Though this musical involves recounting important historical settings and situations, it is the people, the characters, and the songs that are this production’s most alluring aspects. In following the story of Motown we find ourselves meeting the now immortalized Diana Ross and her Supremes, Smokey Robinson and his Miracles, Marvin Gaye, Michael Jackson and The Jackson 5, The Temptations, Stevie Wonder, The Commodores, and Rick James, among many others. And with over 40 songs (some full-length, others as snippets or as part of a medley), Motown: the Musical brings every hit, spanning the label’s first 25 years, to bear. What is unique about this musical’s presentation of the songs, is that they aren’t simply vehicles to push the story forward, nor are they shoe-horned into situations that don’t suit them, no; they are often integrated into the narrative and plot to act as radio, TV, or concert performances from the artists themselves—a fitting move for songs that can and should speak to both the plot and the audience, without sacrificing one for the other.

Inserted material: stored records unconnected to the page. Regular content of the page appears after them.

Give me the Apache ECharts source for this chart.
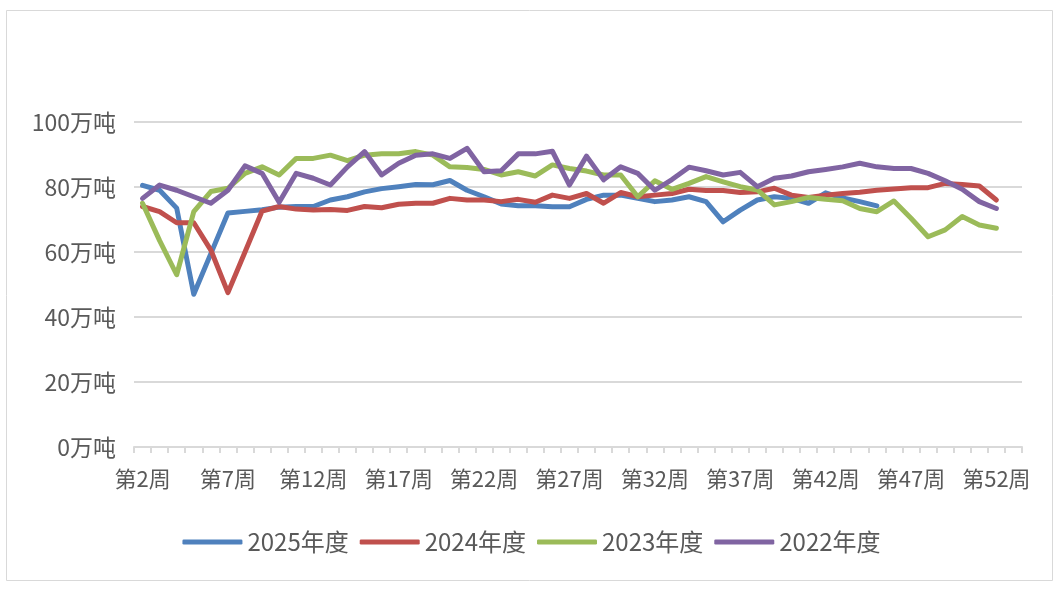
<!DOCTYPE html>
<html>
<head>
<meta charset="utf-8">
<script src="https://cdn.jsdelivr.net/npm/echarts@6/dist/echarts.min.js"></script>
<style>
html,body{margin:0;padding:0;background:#fff;}
#c{width:1063px;height:593px;}
</style>
</head>
<body>
<div id="c"></div>
<script>
// Categories: 第2周 ... 第53周 (last one empty)
const weeks = [];
for (let w = 2; w <= 53; w++) weeks.push('第' + w + '周');

const seriesNames = ['2025年度', '2024年度', '2023年度', '2022年度'];

const y2025 = [80.5, 79, 73.5, 47, 59.5, 72, 72.5, 73, 73.8, 74, 74, 76, 77, 78.5, 79.5, 80.1, 80.8, 80.7, 82, 79, 77, 74.8, 74.2, 74.2, 73.9, 73.9, 76.2, 77.5, 77.5, 76.5, 75.5, 76, 77, 75.5, 69.3, 72.9, 76, 77, 76.5, 75, 78.2, 76.6, 75.5, 74.2, null, null, null, null, null, null, null, null];
const y2024 = [74, 72.4, 69, 69, 60.6, 47.5, 60, 72.6, 74, 73.2, 72.9, 73.1, 72.8, 74, 73.6, 74.7, 75, 75, 76.5, 76, 76, 75.5, 76.2, 75.3, 77.5, 76.5, 78, 75, 78.3, 77, 77.5, 78, 79.3, 78.9, 78.9, 78.3, 78.5, 79.6, 77.5, 76.8, 77.5, 78, 78.4, 79, 79.4, 79.8, 79.8, 81.1, 80.8, 80.3, 76, null];
const y2023 = [75, 63.5, 53, 72.4, 78.6, 79.6, 84.2, 86.2, 83.7, 88.8, 88.8, 89.8, 88.1, 89.8, 90.2, 90.2, 90.9, 89.8, 86.2, 86, 85.4, 83.7, 84.7, 83.4, 86.8, 85.7, 84.9, 83.7, 83.7, 77, 81.9, 79.3, 81.1, 83.2, 81.6, 80.1, 79.1, 74.5, 75.5, 76.8, 76.2, 75.8, 73.4, 72.4, 75.7, 70.4, 64.7, 66.8, 70.9, 68.3, 67.3, null];
const y2022 = [76.5, 80.6, 79, 77, 75, 79, 86.5, 84.2, 75.3, 84.2, 82.7, 80.6, 86.2, 90.9, 83.7, 87.3, 89.8, 90.2, 88.8, 91.9, 84.7, 85, 90.2, 90.2, 91, 80.6, 89.5, 82.2, 86.2, 84.2, 79, 82.3, 86.1, 85, 83.7, 84.5, 80.1, 82.7, 83.4, 84.7, 85.4, 86.2, 87.3, 86.2, 85.7, 85.7, 84.2, 81.9, 79.3, 75.5, 73.4, null];

const colors = ['#4f81bd', '#c0504d', '#9bbb59', '#8064a2'];
const datasets = [y2025, y2024, y2023, y2022];

const chart = echarts.init(document.getElementById('c'), null, {renderer: 'canvas'});
const font = '"Noto Sans CJK SC", "Microsoft YaHei", sans-serif';

chart.setOption({
  animation: false,
  backgroundColor: '#fff',
  textStyle: {fontFamily: font},
  graphic: [{
    type: 'rect',
    shape: {x: 6.5, y: 10.5, width: 1046, height: 570},
    style: {fill: 'none', stroke: '#d9d9d9', lineWidth: 1},
    silent: true, z: -1
  }],
  grid: {left: 134, right: 41, top: 122, bottom: 146, containLabel: false},
  legend: {
    data: seriesNames.map((n, i) => ({name: n, icon: 'roundRect', itemStyle: {color: colors[i]}})),
    left: 'center',
    top: 525,
    itemWidth: 60,
    itemHeight: 5,
    itemGap: 11,
    textStyle: {fontSize: 24, color: '#595959', fontFamily: font}
  },
  xAxis: {
    type: 'category',
    data: weeks,
    boundaryGap: true,
    axisLine: {lineStyle: {color: '#d9d9d9', width: 2}},
    axisTick: {show: true, interval: 0, length: 6, lineStyle: {color: '#d9d9d9', width: 2}},
    axisLabel: {interval: 4, fontSize: 22, color: '#595959', margin: 21, fontFamily: font},
    splitLine: {show: false}
  },
  yAxis: {
    type: 'value',
    min: 0, max: 100, interval: 20,
    axisLine: {show: false},
    axisTick: {show: false},
    axisLabel: {formatter: '{value}万吨', fontSize: 23, color: '#595959', margin: 18, fontFamily: font},
    splitLine: {lineStyle: {color: '#d9d9d9', width: 2}}
  },
  series: seriesNames.map((n, i) => ({
    name: n,
    type: 'line',
    data: datasets[i],
    showSymbol: false,
    symbol: 'none',
    connectNulls: false,
    lineStyle: {color: colors[i], width: 5, cap: 'round', join: 'round'},
    itemStyle: {color: colors[i]}
  }))
});
</script>
</body>
</html>
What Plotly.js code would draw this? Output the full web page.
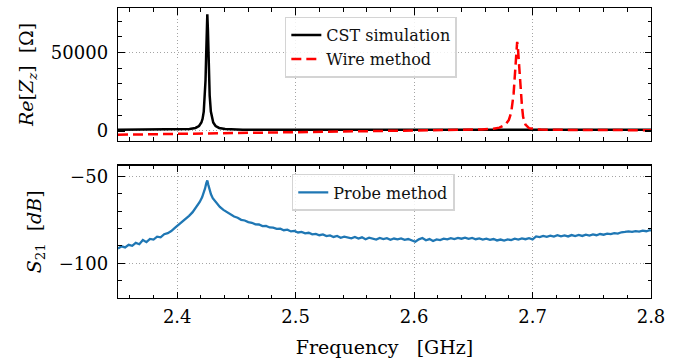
<!DOCTYPE html>
<html>
<head>
<meta charset="utf-8">
<script src="https://cdn.plot.ly/plotly-3.0.1.min.js"></script>
<style>html,body{margin:0;padding:0;background:#fff;}#chart{width:693px;height:364px;}</style>
</head>
<body>
<div id="chart"></div>
<script>
// ---- Data ----
// CST simulation: Re[Z_z] (Ohm) vs frequency (GHz)
const cstFreq = [2.35, 2.375, 2.3954, 2.4054, 2.4104, 2.4154, 2.4184, 2.4204, 2.4214, 2.4224, 2.4234, 2.4239, 2.4244, 2.4249, 2.4254,
  2.4259, 2.4264, 2.4269, 2.4274, 2.4284, 2.4294, 2.4304, 2.4324, 2.4354, 2.4404, 2.4454, 2.4554, 2.4754, 2.55, 2.65, 2.8];
const cstRe = [722, 750, 838, 1010, 1249, 1922, 3153, 5361, 7729, 12335, 22559, 32272, 46929, 64807, 74300,
  64807, 46929, 32272, 22559, 12335, 7729, 5361, 3153, 1922, 1249, 1010, 838, 750, 711, 705, 702];

// Wire method: Re[Z_z] (Ohm) vs frequency (GHz)
const wireFreq = [2.35, 2.40, 2.45, 2.50, 2.55, 2.60, 2.637, 2.657, 2.667, 2.672, 2.677, 2.680, 2.682, 2.683, 2.684, 2.685, 2.6855, 2.686, 2.6865, 2.687,
  2.6875, 2.688, 2.6885, 2.689, 2.690, 2.691, 2.692, 2.694, 2.697, 2.702, 2.707, 2.717, 2.737, 2.8];
const wireRe = [-2400, -1900, -1300, -700, -200, 200, 590, 940, 1460, 2130, 3940, 6990, 11850, 16380, 23600, 34800, 41800, 48900, 54500, 56700,
  54500, 48900, 41800, 34800, 23600, 16380, 9000, 4000, 1800, 1100, 900, 700, 600, 500];

// Probe method: S21 (dB) vs frequency (GHz)
const probeFreq = [2.350, 2.353, 2.356, 2.359, 2.362, 2.365, 2.368, 2.371, 2.374, 2.377, 2.380, 2.383, 2.386, 2.389, 2.392, 2.395, 2.398,
  2.401, 2.404, 2.407, 2.410, 2.413, 2.416, 2.419, 2.421, 2.4225, 2.4235, 2.4245, 2.4254, 2.4262, 2.4272, 2.4285, 2.430, 2.433, 2.436, 2.439,
  2.442, 2.445, 2.448, 2.451, 2.454, 2.457, 2.460, 2.463, 2.466, 2.469, 2.472, 2.475, 2.478, 2.481, 2.484, 2.487, 2.490, 2.493, 2.496, 2.499,
  2.502, 2.505, 2.508, 2.511, 2.514, 2.517, 2.520, 2.523, 2.526, 2.529, 2.532, 2.535, 2.538, 2.541, 2.544, 2.547, 2.550, 2.553, 2.556, 2.559,
  2.562, 2.565, 2.568, 2.571, 2.574, 2.577, 2.580, 2.583, 2.586, 2.589, 2.592, 2.595, 2.598, 2.601, 2.604, 2.607, 2.610, 2.613, 2.616, 2.619,
  2.622, 2.625, 2.628, 2.631, 2.634, 2.637, 2.640, 2.643, 2.646, 2.649, 2.652, 2.655, 2.658, 2.661, 2.664, 2.667, 2.670, 2.673, 2.676, 2.679,
  2.682, 2.685, 2.688, 2.691, 2.694, 2.697, 2.700, 2.703, 2.706, 2.709, 2.712, 2.715, 2.718, 2.721, 2.724, 2.727, 2.730, 2.733, 2.736, 2.739,
  2.742, 2.745, 2.748, 2.751, 2.754, 2.757, 2.760, 2.763, 2.766, 2.769, 2.772, 2.775, 2.778, 2.781, 2.784, 2.787, 2.790, 2.793, 2.796, 2.799, 2.800];
const probeS21 = [-91.5, -90.2, -90.8, -89.3, -89.9, -88.2, -89.0, -86.6, -87.8, -85.9, -86.3, -84.6, -85.0, -83.2, -82.6, -81.4, -79.6,
  -77.9, -76.4, -74.8, -72.6, -70.5, -67.6, -64.6, -61.9, -59.2, -56.8, -53.8, -52.2, -54.6, -57.3, -60.2, -62.4, -65.3, -67.5, -69.2,
  -70.6, -71.7, -73.0, -73.7, -74.9, -75.3, -76.2, -76.6, -77.5, -77.6, -78.5, -78.4, -79.3, -79.4, -80.1, -80.0, -80.9, -80.6, -81.6, -81.3,
  -82.2, -81.9, -82.7, -82.4, -83.3, -83.0, -83.8, -83.3, -84.3, -83.9, -84.8, -84.2, -85.3, -84.6, -85.1, -85.6, -84.8, -85.7, -85.0, -86.1,
  -85.2, -85.9, -86.3, -85.4, -86.0, -85.5, -86.4, -85.7, -86.2, -85.6, -86.5, -86.0, -86.8, -87.6, -86.2, -85.4, -86.7, -86.0, -87.1, -86.2,
  -86.6, -85.8, -86.2, -85.5, -86.0, -85.3, -85.8, -85.2, -85.9, -85.4, -86.1, -85.6, -86.3, -85.8, -86.5, -86.0, -86.8, -86.3, -86.9, -86.2,
  -86.6, -85.8, -86.3, -85.6, -86.1, -85.5, -86.2, -84.5, -84.9, -84.2, -84.7, -84.0, -84.6, -83.8, -84.4, -83.9, -84.5, -83.7, -84.3, -83.6,
  -84.2, -83.5, -84.0, -83.3, -83.8, -83.1, -83.5, -82.9, -83.2, -82.6, -82.9, -82.1, -81.9, -81.6, -81.9, -81.4, -81.7, -81.2, -81.5, -80.9, -81.2];

// Tick labels
const xTicks = [2.4, 2.5, 2.6, 2.7, 2.8];
const xTickText = ['2.4', '2.5', '2.6', '2.7', '2.8'];
const zTicks = [0, 50000];
const zTickText = ['0', '50000'];
const sTicks = [-50, -100];
const sTickText = ['\u221250', '\u2212100'];

// ---- Plot ----
const FONT = 'DejaVu Serif, Liberation Serif, serif';
const gridStyle = {showgrid: true, gridcolor: '#9a9a9a', griddash: '1px,2.5px', gridwidth: 0.9};
const axBase = {
  showline: true, linecolor: '#000', linewidth: 1.3, mirror: 'allticks',
  ticks: 'inside', ticklen: 6.5, tickwidth: 1.1, tickcolor: '#000',
  zeroline: false, tickfont: {family: FONT, size: 18, color: '#000'}
};

const traces = [
  {x: cstFreq, y: cstRe, type: 'scatter', mode: 'lines', name: 'CST simulation',
   line: {color: '#000000', width: 2.5}, xaxis: 'x', yaxis: 'y', legend: 'legend'},
  {x: wireFreq, y: wireRe, type: 'scatter', mode: 'lines', name: 'Wire method',
   line: {color: '#ff0000', width: 2.5, dash: '10px,5px'}, xaxis: 'x', yaxis: 'y', legend: 'legend'},
  {x: probeFreq, y: probeS21, type: 'scatter', mode: 'lines', name: 'Probe method',
   line: {color: '#1f77b4', width: 2.3}, xaxis: 'x2', yaxis: 'y2', legend: 'legend2'}
];

const legendBase = {
  bgcolor: 'rgba(255,255,255,0.85)', bordercolor: '#d4d4d4', borderwidth: 1.5,
  font: {family: FONT, size: 16, color: '#111'}, xanchor: 'left', yanchor: 'top'
};

const layout = {
  width: 693, height: 364,
  margin: {l: 118, r: 42, t: 8, b: 66},
  paper_bgcolor: '#fff', plot_bgcolor: '#fff',
  showlegend: true,
  xaxis: Object.assign({}, axBase, gridStyle, {
    domain: [0, 1], anchor: 'y', range: [2.35, 2.8], tickvals: xTicks, ticktext: xTickText,
    showticklabels: false,
    minor: {dtick: 0.02, tick0: 2.4, ticks: 'inside', ticklen: 3.5, tickwidth: 1, tickcolor: '#000', showgrid: false}
  }),
  yaxis: Object.assign({}, axBase, gridStyle, {
    domain: [0.5424, 1], anchor: 'x', range: [-6200, 78300], tickvals: zTicks, ticktext: zTickText,
    ticklabelstandoff: 5,
    minor: {dtick: 10000, tick0: 0, ticks: 'inside', ticklen: 3.5, tickwidth: 1, tickcolor: '#000', showgrid: false},
    title: {text: '<i>Re</i>[<i>Z<sub>z</sub></i>]  [\u03A9]', font: {family: FONT, size: 19, color: '#000'}, standoff: 12}
  }),
  xaxis2: Object.assign({}, axBase, gridStyle, {
    domain: [0, 1], anchor: 'y2', range: [2.35, 2.8], tickvals: xTicks, ticktext: xTickText,
    ticklabelstandoff: 2,
    minor: {dtick: 0.02, tick0: 2.4, ticks: 'inside', ticklen: 3.5, tickwidth: 1, tickcolor: '#000', showgrid: false},
    title: {text: 'Frequency\u00A0\u00A0\u00A0[GHz]', font: {family: FONT, size: 19, color: '#000'}, standoff: 14}
  }),
  yaxis2: Object.assign({}, axBase, gridStyle, {
    domain: [0, 0.4562], anchor: 'x2', range: [-120, -43.7], tickvals: sTicks, ticktext: sTickText,
    ticklabelstandoff: 5,
    minor: {dtick: 10, tick0: 0, ticks: 'inside', ticklen: 3.5, tickwidth: 1, tickcolor: '#000', showgrid: false},
    title: {text: '<i>S</i><sub>21</sub>  [<i>dB</i>]', font: {family: FONT, size: 19, color: '#000'}, standoff: 12}
  }),
  legend: Object.assign({}, legendBase, {x: 0.313, y: 0.97}),
  legend2: Object.assign({}, legendBase, {x: 0.326, y: 0.4276})
};

Plotly.newPlot('chart', traces, layout, {displayModeBar: false, staticPlot: true});
</script>
</body>
</html>
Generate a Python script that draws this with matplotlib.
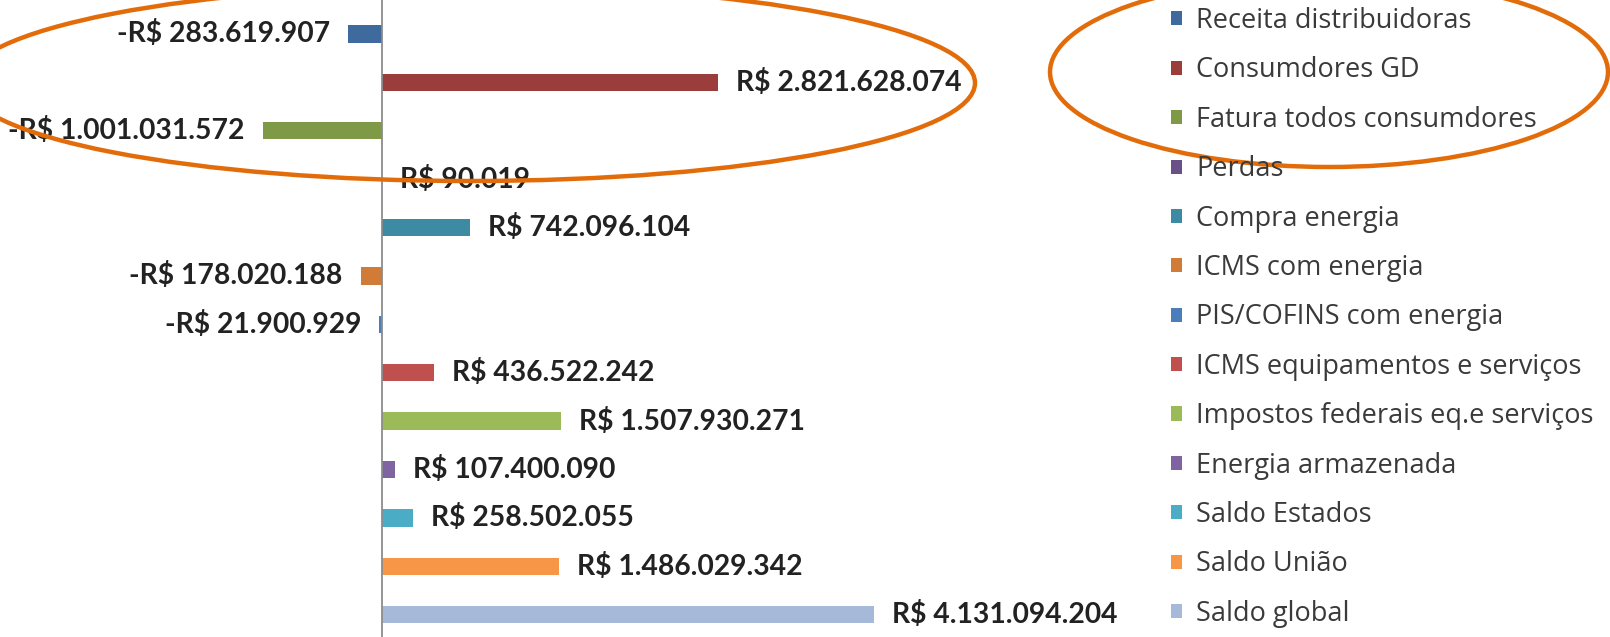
import matplotlib
matplotlib.use("Agg")
import matplotlib.pyplot as plt
from matplotlib.patches import Ellipse

# data
categorias = ["Receita distribuidoras", "Consumdores GD", "Fatura todos consumdores",
              "Perdas", "Compra energia", "ICMS com energia", "PIS/COFINS com energia",
              "ICMS equipamentos e serviços", "Impostos federais eq.e serviços",
              "Energia armazenada", "Saldo Estados", "Saldo União", "Saldo global"]
valores = [-283619907, 2821628074, -1001031572, 90019, 742096104, -178020188,
           -21900929, 436522242, 1507930271, 107400090, 258502055, 1486029342,
           4131094204]
cores = ["#3F6A9E", "#9B3D3B", "#7E9A47", "#6A5089", "#3C8BA2", "#D07B37", "#4A7EBB",
         "#C0504D", "#9BBB59", "#8064A2", "#4BACC6", "#F79646", "#A7B9D8"]


def fmt_reais(v):
    s = "{:,}".format(abs(v)).replace(",", ".")
    return ("-R$ " if v < 0 else "R$ ") + s


fig = plt.figure(figsize=(16.1, 6.37), dpi=100)
ax = fig.add_axes([0, 0, 1100 / 1610, 1])

pos = list(range(len(categorias)))
barras = ax.barh(pos, valores, height=0.36, color=cores)

# escala: zero em x=382px, ~119px por bilhao
ax.set_xlim(-382 / 119 * 1e9, (1100 - 382) / 119 * 1e9)
ax.set_ylim(12.46, -0.70)
ax.axvline(0, color="#8C8C8C", lw=1.3)

for p, v in zip(pos, valores):
    off = 13 if v >= 0 else -13
    ax.annotate(fmt_reais(v), xy=(v, p), xytext=(off, 0), textcoords="offset points",
                ha="left" if v >= 0 else "right", va="center",
                fontsize=20.3, fontweight="bold", family="Lato", color="#222222")

ax.axis("off")

leg = fig.legend(barras.patches, categorias, loc="upper left",
                 bbox_to_anchor=(1171 / 1610, 1 - 7 / 637), frameon=False,
                 prop={"family": "Open Sans", "size": 19.5}, labelcolor="#3A3A3A",
                 handlelength=0.42, handleheight=0.42, handletextpad=0.5,
                 labelspacing=0.79, borderaxespad=0, borderpad=0.0)

# destaques em laranja
fig.patches.append(Ellipse((470 / 1610, 1 - 83 / 637), 1010 / 1610, 196 / 637,
                           transform=fig.transFigure, fill=False,
                           edgecolor="#E36C0A", lw=3.2))
fig.patches.append(Ellipse((1329 / 1610, 1 - 72 / 637), 558 / 1610, 190 / 637,
                           transform=fig.transFigure, fill=False,
                           edgecolor="#E36C0A", lw=3.2))

fig.savefig("out.png", dpi=100)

Beside the music and musical performances being top-notch, every bit the expected Broadway quality (especially the medley of Marvin Gaye’s “What’s Goin on” and Edwin Starr’s “War,” during a scene of political unrest, riots and protests for the Vietnam War), it was the acting that sold these songs and larger than life personas. Chester Gregory gave us a Berry Gordy who is passionate, controlled and commanding in every sense. Diana Ross was portrayed by Allison Semmes, who showed us the evolution of Ross from giggling schoolgirl to fiery goddess of song and stage, without missing a beat of Ross’ complex character. In voice, intonation, movement, and mannerisms, Jesse Nager portrayed a Smokey Robinson who could compete with the man himself. A young Michael Jackson, played by J.J. Batteast, stole the show time and time again, with exquisitely honed signature moves and notes.

The stage was functional and highly versatile. With projection screens in the background and mobile set pieces in the foreground, the stage was able to accommodate both large set arrangements and minimalistic scenes over a bare stage—very pleasing to the eyes in either iteration. Yet it was the group of vertically and horizontally moving beams (think wooden, house frame beams), moving to create different sizes of squares and rectangles, even dividing the stage for certain scenes, pulling focus as necessary, that won me over. The production and set-design teams are to be praised.

Motown: the Musical is the perfect opportunity for different generations to come together and bridge the gap; with a night of story, dance, required (and enjoyable) audience participation, and a soundtrack of everlasting classics, I can’t think of a better time.

My only complaint (and it is a small one) is that there wasn’t enough Rick James, but one car-ride and spin of Street Songs was enough to fix that.